Lahore’s smog poses one of the worst health hazards we have witnessed in a long time. Some call breathing in the air as bad as “smoking twenty cigarettes”. PM2.5 are small, harmful particles that can penetrate into the lungs and enter the bloodstream. According to statistics, their levels in the air have reached 1,077 micrograms per cubic meter. This is nearly 30 times more than what the government considers safe. But the question is, will Lahore’s smog come back next year? Let us read on further to find out.
Crop Growing and Burning Seasons
Every year, Punjab focuses on agriculture and crops during two growing seasons. These are from May to September and from November to April. Before crops are sowed, the stubble from the previous harvest needs to be cleared. For this reason, the fields are burnt. Therefore, crop burning combines with high emission and cold weather to cloud the air of Lahore in smog. Since the seasons fall at the same time every year, most of the Autumn time is affected. Even though the smog clears away towards the beginning of December, every year, these problems are getting worse, which is why there is a dire need to solve this crop burning issue.
Deforestation and Urbanization
As more and more land is being commercialized, there is hardly any forest area left in Pakistan, let alone Lahore. An example of such a project is the Kalma underpass which has caused too many trees to be cut down. Additionally, now that the Orange Line is being made, more trees are being cut down and will continue to be cut down for it. Therefore, the more urbanization and commercialization takes place, the more deforestation follows. When trees are cut, erosion occurs and the air becomes filled with dust particles. This is because there is no cover for the dust to stay settled when it becomes windy. Furthermore, every time a tree is cut, the air is deprived of a fresh source of oxygen.
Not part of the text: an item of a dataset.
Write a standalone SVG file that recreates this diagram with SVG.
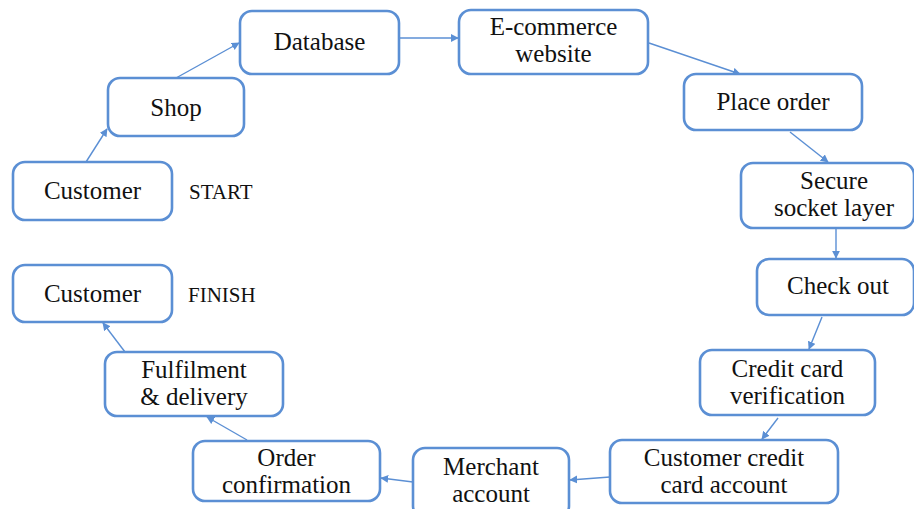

The more carbon dioxide fills the air, the more harmful it becomes since there will be less trees to take it in.
Excessive Motor Vehicles
Unfortunately, the issue of a lack of quality public transport prevails. In the entire Lahore, there is only one mode of public transport which is somewhat acceptable and accessible, and that is the metro transport system. But despite that, people in Pakistan prefer to own cars or motorbikes. Anything goes as long as public transport is somehow avoided. The more cars there will be, the more fuel and diesel they will emit. Moreover, the rickshaws in the city cause the worst form of air pollution. The fuels emitted from rickshaws are such that the air around them is often completely clouded by blackness. This issue is one which does not seem to be ending, but rather keeps increasing every year with the growing population.
Keeping Engines Running
As if excessive motor vehicles weren’t enough of a pollution problem, what the vehicle owners do while driving adds to the problems. The number of traffic jams in Lahore is never ending. Furthermore, there is a traffic light at every stop and turning (often ignored), in order to ensure a smooth and safe traffic flow. Engines are supposed to be shut off during this time, and ultimately, can save tonnes of extra fuel and gases to be emitted into the air. However, in Lahore, everyone is in a rush for some reason, which is why people prefer to keep their engines running at all times, whether it is a two minute wait in front of a traffic light, or an hour long wait in a traffic jam. This issue seems to be small, but is in fact a major issue being perpetrated by the very citizens of Lahore.
Harmful Chemicals in the Air
The amount of harmful chemicals in the air keeps rising every year. Nitric oxide in the air should not exceed 40mcg per cubic meter. However, there was over 306mcg/cubic meter of nitric oxide on Mall road alone during the smog period this year. PM10 levels should be less than 150, but Shahdara area saw levels exceeding 264. Furthermore, sulphur dioxide levels should not be above 120mcg /cubic meter. In Mominpura, these levels reached a shocking 1,373mcg/ cubic meter. Other than that, carbon monoxide levels should not go above 5mcg/cubic meter whereas records show that they went above and beyond those levels to an appalling 21mcg/cubic meter on Mall Road.
In conclusion, there are small things as well as big things that are being added into the list of reasons as to why smog occurs every year in Lahore. Furthermore, it is getting worse every year. This is why we see that according to current trends, it will happen again next year. This is unless it is taken far more seriously than it is being taken presently.